Gov. Bill Richardson says he's all for building the first veterans museum in the state, but his decision to veto a bill that would do just that has at least one lawmaker furious.
In his veto message, Richardson said he vetoed Republican Sen. Leonard Lee Rawson's bill because it would have put the museum in Doña Ana County without enough input from veterans from other parts of the state. Rawson's not buying it.
"All of his explanations are just a smoke screen," Rawson says. "I think he vetoed it because the governor doesn't like me because I haven't been a faithful, obedient servant to him."
Rawson says he met with Richardson during the Legislative Session, and the governor told him he would support his bill. Not doing so, Rawson says, is a sign of Richardson's "lack of honor."

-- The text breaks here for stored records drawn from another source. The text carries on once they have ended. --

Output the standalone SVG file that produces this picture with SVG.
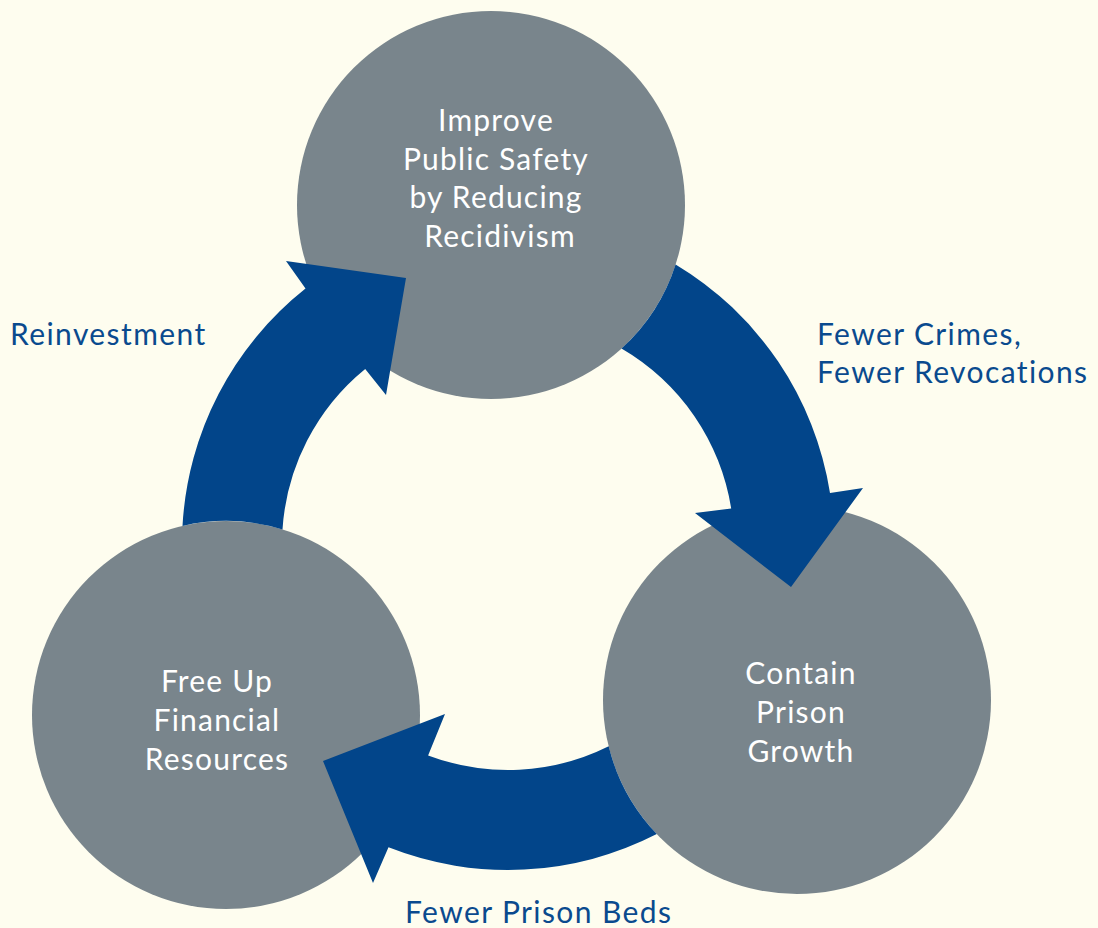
<svg xmlns="http://www.w3.org/2000/svg" width="1098" height="928" viewBox="0 0 1098 928">
  <style>
    .node { fill: #79858C; }
    .arrow { fill: #02458A; }
    .ntext { font-family: Lato, "Open Sans", "Liberation Sans", sans-serif; font-size: 30px; letter-spacing: 1.2px; fill: #FFFFFF; text-anchor: middle; }
    .label { font-family: Lato, "Open Sans", "Liberation Sans", sans-serif; font-size: 30px; letter-spacing: 1.4px; fill: #0A4A8E; }
  </style>
  <rect width="1098" height="928" fill="#FEFDEF"/>
  <g id="node-top">
    <circle class="node" cx="491" cy="205" r="194"/>
    <text class="ntext" x="496" y="131">Improve</text>
    <text class="ntext" x="496" y="170">Public Safety</text>
    <text class="ntext" x="496" y="208">by Reducing</text>
    <text class="ntext" x="500" y="247">Recidivism</text>
  </g>
  <g id="node-right">
    <circle class="node" cx="797" cy="700" r="194"/>
    <text class="ntext" x="801" y="684">Contain</text>
    <text class="ntext" x="801" y="723">Prison</text>
    <text class="ntext" x="801" y="762">Growth</text>
  </g>
  <g id="node-left">
    <circle class="node" cx="226" cy="715" r="194"/>
    <text class="ntext" x="217" y="692">Free Up</text>
    <text class="ntext" x="217" y="731">Financial</text>
    <text class="ntext" x="217" y="770">Resources</text>
  </g>
  <g id="connectors">
    <path class="arrow" d="M182.5,525.9 A326,326 0 0 1 305.5,288.5 L286,261 L406,278 L386,395 L365.2,368.9 A226,226 0 0 0 282.5,529.4 A194,194 0 0 0 182.5,525.9 Z"/>
    <path class="arrow" d="M675.6,264.4 A326,326 0 0 1 830,493 L863,488 L791,587 L695,513 L731.2,508.6 A226,226 0 0 0 621.5,348.5 A194,194 0 0 0 675.6,264.4 Z"/>
    <path class="arrow" d="M656.8,834.1 A326,326 0 0 1 388.5,847.3 L373,883 L323,761 L445,714 L428.1,755.4 A226,226 0 0 0 608.7,746.3 A194,194 0 0 0 656.8,834.1 Z"/>
    <text class="label" x="10" y="345">Reinvestment</text>
    <text class="label" x="817" y="345">Fewer Crimes,</text>
    <text class="label" x="817" y="383">Fewer Revocations</text>
    <text class="label" x="405" y="923">Fewer Prison Beds</text>
  </g>
</svg>
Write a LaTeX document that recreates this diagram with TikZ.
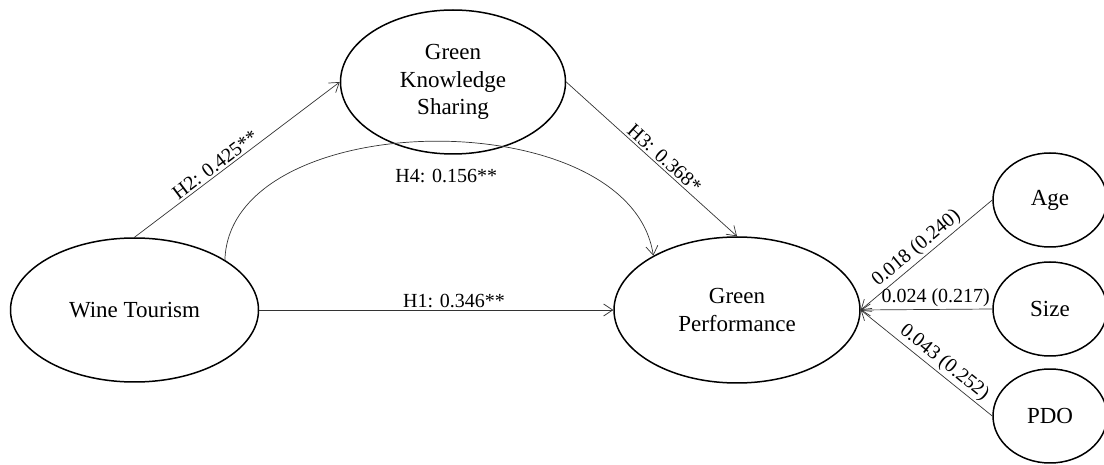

All of his explanations are just a smoke screen.
Sen. Leonard Lee Rawson
In an e-mailed reply, the Governor's Office responded to Rawson’s comments by saying, "The governor was very clear with Sen. Rawson when he told him he should consult with other veterans groups and communities like Rio Rancho and Santa Fe. But Sen. Rawson rammed this bill through without any consultation."
On March 5, Richardson announced he would convene a task force to decide the best place for the museum. "I strongly support building a museum to honor New Mexico’s veterans and rich military history,” Richardson said. "Unfortunately, (Sen. Rawson's bill) isn’t the bill to do it, because it discounts the input of our veterans statewide by designating a specific county as the location for the museum.”
Democratic Rep. Jeff Steinborn says he's disappointed by the governor’s decision, but he’s still confident Doña Ana County is the best place for such a landmark. He points out that the south-central region of New Mexico is home to one of the largest populations of active and retired military personnel in the state.
Steinborn adds that while other parts of New Mexico would probably like a museum, Doña Ana County's legislators have put their money where their mouth is by setting aside more than a million dollars in state funds appropriated to Doña Ana specifically for a museum.
"The governor has a tough job because he has to think about what's best for the whole state," Steinborn says. "But we look forward to continuing to make the case that Doña Ana County deserves this museum."